Thursday, April 07, 2005

Papacy

To be honest, I had to look and see how many popes I've shared the planet with. When you're a kid--or at least when I was--he's just "the pope," with no other identity beyond that title. I do recall the death of Pope Paul, in 1978--after all, by then I was 22--and the 32-day-long reign of John Paul I; and of course the exciting and unexpected election of Karol Wojtyla, John Paul II.

Anyhow, I looked it up and, to my surprise, there have been five popes since I came on the scene in late 1956. They are...

Pius XII (Eugenio Pacelli), pope from 1939 till his death in 1958;
John XXIII (Angelo Giuseppe Roncalli), 1958-1963
Paul VI (Giovanni Battista Montini), 1963-1978
John Paul I (Albino Luciani), 1978
John Paul II (Karol Wojtyla), 1978-2005

The Holy See's official website has, as you might expect, a good deal of information about recent popes. See http://www.vatican.va/holy_father/.

And there's a short article about the "official" mourning process here: http://194.244.5.202/main/notizie/rubriche/approfondimenti/20050403183733356099.html.

Watching news coverage of what can only be described as the death watch for John Paul II was interesting. I guess. First, it was a fabulous example of the problem with 24-hour news networks, viz., you have to be on and talking EVEN WHEN THERE'S OBVIOUSLY NOTHING NEW. I wasted two hours Saturday morning awaiting a news release that was expected "within the hour"..."within the half-hour"..."any minute now"..."an hour ago." Granted the networks can't control whether or when the Vatican chooses to release information. But their fear of being scooped--and the need to fill time even when not much is going on--causes CNN, MSNBC, and Fox News to prattle on breathlessly about something that MIGHT happen...

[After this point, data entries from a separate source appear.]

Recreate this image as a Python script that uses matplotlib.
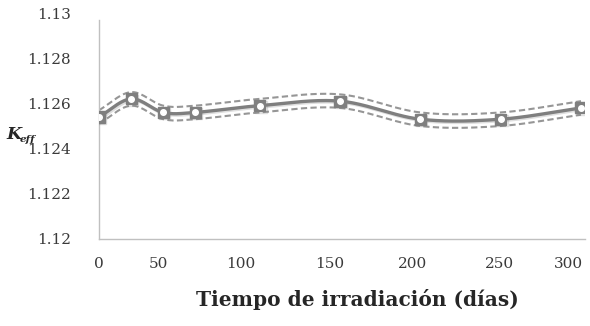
import numpy as np
import matplotlib
matplotlib.use("Agg")
import matplotlib.pyplot as plt
import matplotlib.patheffects as pe

# ---- data ----
dias = [0, 20, 40, 60, 100, 150, 200, 250, 300]
keff = [1.1254, 1.1262, 1.1256, 1.1256, 1.1259, 1.1261, 1.1253, 1.1253, 1.1258]
keff_sup = [1.1257, 1.1265, 1.1259, 1.1259, 1.1262, 1.1264, 1.1256, 1.1256, 1.1261]
keff_inf = [1.1251, 1.1259, 1.1253, 1.1253, 1.1256, 1.1258, 1.1250, 1.1250, 1.1255]
xtick_labels = ["0", "50", "100", "150", "200", "250", "300"]
xtick_pos = [0, 36.7, 88.4, 143.7, 195.4, 249.5, 292.5]
ytick_vals = [1.12, 1.122, 1.124, 1.126, 1.128, 1.13]
ytick_labels = ["1.12", "1.122", "1.124", "1.126", "1.128", "1.13"]


def smooth(x, y, n=30):
    """Catmull-Rom curve through the points (like Excel's smoothed line)."""
    x = np.asarray(x, float)
    y = np.asarray(y, float)
    px = np.concatenate([[2 * x[0] - x[1]], x, [2 * x[-1] - x[-2]]])
    py = np.concatenate([[2 * y[0] - y[1]], y, [2 * y[-1] - y[-2]]])
    ox, oy = [], []
    t = np.linspace(0, 1, n, endpoint=False)
    for i in range(1, len(px) - 2):
        for P, out in ((px, ox), (py, oy)):
            p0, p1, p2, p3 = P[i - 1], P[i], P[i + 1], P[i + 2]
            out.extend(0.5 * ((2 * p1) + (-p0 + p2) * t
                              + (2 * p0 - 5 * p1 + 4 * p2 - p3) * t ** 2
                              + (-p0 + 3 * p1 - 3 * p2 + p3) * t ** 3))
    ox.append(x[-1])
    oy.append(y[-1])
    return np.array(ox), np.array(oy)


plt.rcParams['font.family'] = ['DejaVu Serif']

fig = plt.figure(figsize=(5.9, 3.26), dpi=100)
ax = fig.add_axes([99 / 590, 1 - 239 / 326, (585 - 99) / 590, (239 - 13) / 326])

shadow = [pe.SimpleLineShadow(offset=(1, -1), alpha=0.25, shadow_color='#808080'), pe.Normal()]

for ys in (keff_sup, keff_inf):
    sx, sy = smooth(dias, ys)
    ax.plot(sx, sy, color='#969696', lw=1.5, ls=(0, (3.0, 1.6)), zorder=2)

sx, sy = smooth(dias, keff)
ax.plot(sx, sy, color='#7f7f7f', lw=2.4, zorder=3, path_effects=shadow)
ax.plot(dias, keff, ls='none', marker='s', ms=8.0, mfc='#7f7f7f', mec='#7f7f7f',
        zorder=4, path_effects=shadow)
ax.plot(dias, keff, ls='none', marker='o', ms=4.0, mfc='white', mec='white', zorder=5)

ax.set_xlim(0, 302.5)
ax.set_ylim(1.12, 1.13)
ax.set_xticks(xtick_pos)
ax.set_xticklabels(xtick_labels)
ax.set_yticks(ytick_vals)
ax.set_yticklabels(ytick_labels)
ax.tick_params(length=0, labelsize=11, colors='#3a3a3a', pad=13)
ax.tick_params(axis='y', pad=20)

for s in ('top', 'right'):
    ax.spines[s].set_visible(False)
for s in ('left', 'bottom'):
    ax.spines[s].set_color('#c0c0c0')
    ax.spines[s].set_linewidth(1.0)
ax.spines['left'].set_bounds(1.12, 1.1297)

fig.text(357 / 590, 1 - 300 / 326, 'Tiempo de irradiación (días)', ha='center', va='center',
         fontsize=14.5, fontweight='bold', color='#262626')
fig.text(6 / 590, 1 - 134 / 326, 'K', ha='left', va='center',
         fontsize=12.5, fontweight='bold', fontstyle='italic', color='#262626')
fig.text(20 / 590, 1 - 140 / 326, 'eff', ha='left', va='center',
         fontsize=7.5, fontweight='bold', fontstyle='italic', color='#262626')

fig.savefig('out.png', dpi=100)
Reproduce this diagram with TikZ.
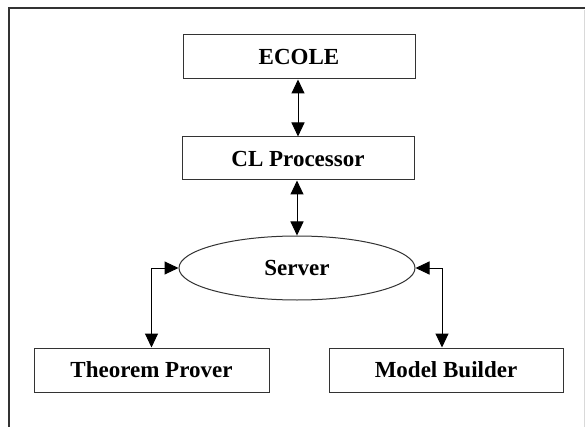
\documentclass[tikz,border=0pt]{standalone}
\usepackage{fontspec}
\setmainfont{Liberation Serif}
\usetikzlibrary{arrows.meta,shapes.geometric}
\begin{document}
\begin{tikzpicture}[x=1pt,y=-1pt,
  lbl/.style={font=\fontsize{23}{26}\selectfont\bfseries},
  box/.style={draw=black!80,line width=1pt,rectangle,inner sep=0pt,lbl},
  link/.style={line width=1pt,{Triangle[length=14pt,width=13pt]}-{Triangle[length=14pt,width=13pt]}}]
\useasboundingbox (0,0) rectangle (585,427);
\fill[white] (0,0) rectangle (585,427);
\draw[black!80,line width=1.5pt] (9,427) -- (9,8) -- (585,8);
\draw[black!15,line width=0.6pt] (584,10) -- (584,427);
\node[box,minimum width=232pt,minimum height=44pt] (ecole) at (299,57) {ECOLE};
\node[box,minimum width=232pt,minimum height=43pt] (cl) at (298,158.5) {CL Processor};
\node[draw=black!80,line width=1pt,ellipse,minimum width=236pt,minimum height=64pt,inner sep=0pt,lbl] (server) at (297,268) {Server};
\node[box,minimum width=235pt,minimum height=44pt] (tp) at (151.5,370) {Theorem Prover};
\node[box,minimum width=234pt,minimum height=44pt] (mb) at (446,370) {Model Builder};
\draw[link] (ecole.south -| cl.north) -- (cl.north);
\draw[link] (cl.south -| server.north) -- (server.north);
\draw[link] (server.west) -| (tp.north);
\draw[link] (server.east) -| ([xshift=-4pt]mb.north);
\end{tikzpicture}
\end{document}
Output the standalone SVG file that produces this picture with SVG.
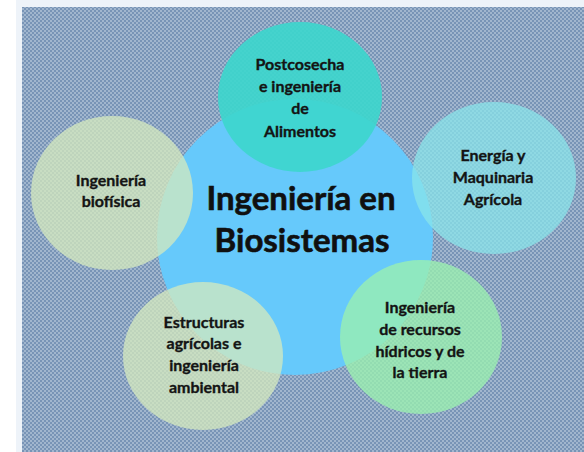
<svg xmlns="http://www.w3.org/2000/svg" width="584" height="452" viewBox="0 0 584 452">
  <defs>
    <pattern id="bgpat" x="0" y="0" width="4" height="4" patternUnits="userSpaceOnUse">
      <rect width="4" height="4" fill="#a1b6ce"/>
      <rect width="2" height="2" fill="#7894b6"/>
      <rect x="2" y="2" width="2" height="2" fill="#7894b6"/>
    </pattern>
  </defs>
  <style>
    .lbl { font-family: Lato, "Open Sans", "Liberation Sans", sans-serif; font-weight: bold; font-size: 16px; fill: #141414; stroke: #141414; stroke-width: 0.35px; text-anchor: middle; }
    .title { font-family: Lato, "Open Sans", "Liberation Sans", sans-serif; font-weight: bold; font-size: 33px; fill: #101010; stroke: #101010; stroke-width: 0.6px; text-anchor: middle; }
  </style>
  <rect x="0" y="0" width="584" height="452" fill="#ffffff"/>
  <rect x="16" y="0" width="568" height="452" fill="#eef3f9"/>
  <rect x="22" y="7" width="562" height="445" fill="url(#bgpat)"/>

  <g id="center">
    <circle cx="295" cy="237" r="138" fill="#66c9fb"/>
  </g>
  <g id="n-top">
    <ellipse cx="300" cy="97" rx="82" ry="75" fill="#3dd6cd" fill-opacity="0.92"/>
  </g>
  <g id="n-left">
    <ellipse cx="112" cy="193" rx="81" ry="77" fill="#d6e9be" fill-opacity="0.75"/>
  </g>
  <g id="n-right">
    <ellipse cx="494" cy="178" rx="82" ry="76" fill="#8ae4ea" fill-opacity="0.75"/>
  </g>
  <g id="n-bl">
    <ellipse cx="203" cy="356" rx="80" ry="74" fill="#d6e9be" fill-opacity="0.75"/>
  </g>
  <g id="n-br">
    <ellipse cx="421" cy="337" rx="81" ry="77" fill="#9bf1af" fill-opacity="0.78"/>
  </g>
  <g id="connectors"></g>

  <g id="labels">
    <text class="title" x="301" y="210">Ingeniería en</text>
    <text class="title" x="302" y="252">Biosistemas</text>

    <text class="lbl" x="300" y="70">Postcosecha</text>
    <text class="lbl" x="300" y="92">e ingeniería</text>
    <text class="lbl" x="300" y="114">de</text>
    <text class="lbl" x="300" y="137">Alimentos</text>

    <text class="lbl" x="111" y="186">Ingeniería</text>
    <text class="lbl" x="111" y="207">biofísica</text>

    <text class="lbl" x="493" y="161">Energía y</text>
    <text class="lbl" x="493" y="183">Maquinaria</text>
    <text class="lbl" x="493" y="205">Agrícola</text>

    <text class="lbl" x="204" y="328">Estructuras</text>
    <text class="lbl" x="204" y="349">agrícolas e</text>
    <text class="lbl" x="204" y="371">ingeniería</text>
    <text class="lbl" x="204" y="393">ambiental</text>

    <text class="lbl" x="420" y="313">Ingeniería</text>
    <text class="lbl" x="420" y="335">de recursos</text>
    <text class="lbl" x="420" y="357">hídricos y de</text>
    <text class="lbl" x="420" y="378">la tierra</text>
  </g>
</svg>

Second, I was surprised at how seemingly ignorant some of these TV newspeople seem to be of how the Vatican works. More correctly, how bureaucracy works. At least one woman--didn't catch her name; she was on Fox News, which I don't watch much--was pretty breathless in quizzing her guest, a priest, about who was "in charge" now that the pope was gone. Could she really be so stupid as to think that nothing happens unless the pope is there barking out orders like the deranged captain of an ancient sea-vessel?

(Well, it being Fox News, it's entirely possible she was that stupid. And yet, there I was watching it...)

But certainly anyone with any real-world experience at all knows that any institution, religious or secular, has at least a semi-permanent bureaucracy in place, and that that bureaucracy handles much of not virtually all of the mundane trivia that makes up nine-tenths of the undertaking. The White House, General Motors, Harvard University, the Vatican--all of them, I am confident, can function quite tolerably for some time in the absence of "the head."

(But there I go again: Where would a Fox News reporter get any "real"-world experience?)

My take on the late pope is ambivalent. Typical for me. I liked him, and I felt that he always had the best of intentions. Certainly no one can say that he did not give his all for his faith and his church. But his conservatism--and, in later years, his authoritarianism--undermined what had begun as a promising ecumenical initiative. As the Catholic half of a Catholic-Lutheran marriage, I had hoped for, if not full communion between the churches, at least a movement in that direction. Instead, in recent years, came grumblings from the Vatican that Catholics should not be receiving communion at non-Catholic services--as I have been doing for some years now. And continue to do. And will continue to do, as long as my wife's church continues to invite me to do so. The attitude from the Holy See does not advance the cause of unity that Christ wants for his church: quite the opposite. JP2 had the opportunity and authority to set such things right, but he did not take it.

Curiously, while on his watch relations between the Catholic Church and the Evangelical Lutheran Church in America, my wife's denomination improved greatly at "high levels," things seemed to stagnate and even backslide on the "pew level." And that is where ecumenism must happen, if it is to have any validity.

The next pope, I think, will be at least as conservative as John Paul II. Probably a short-timer. And after that... As the Catholic church--and the whole Christian church--shifts below the Equator, an even more conservative world, the prospects of a renewal of the church, a revitalization of ecumenism, and the attainment of real Christian unity seem increasingly remote.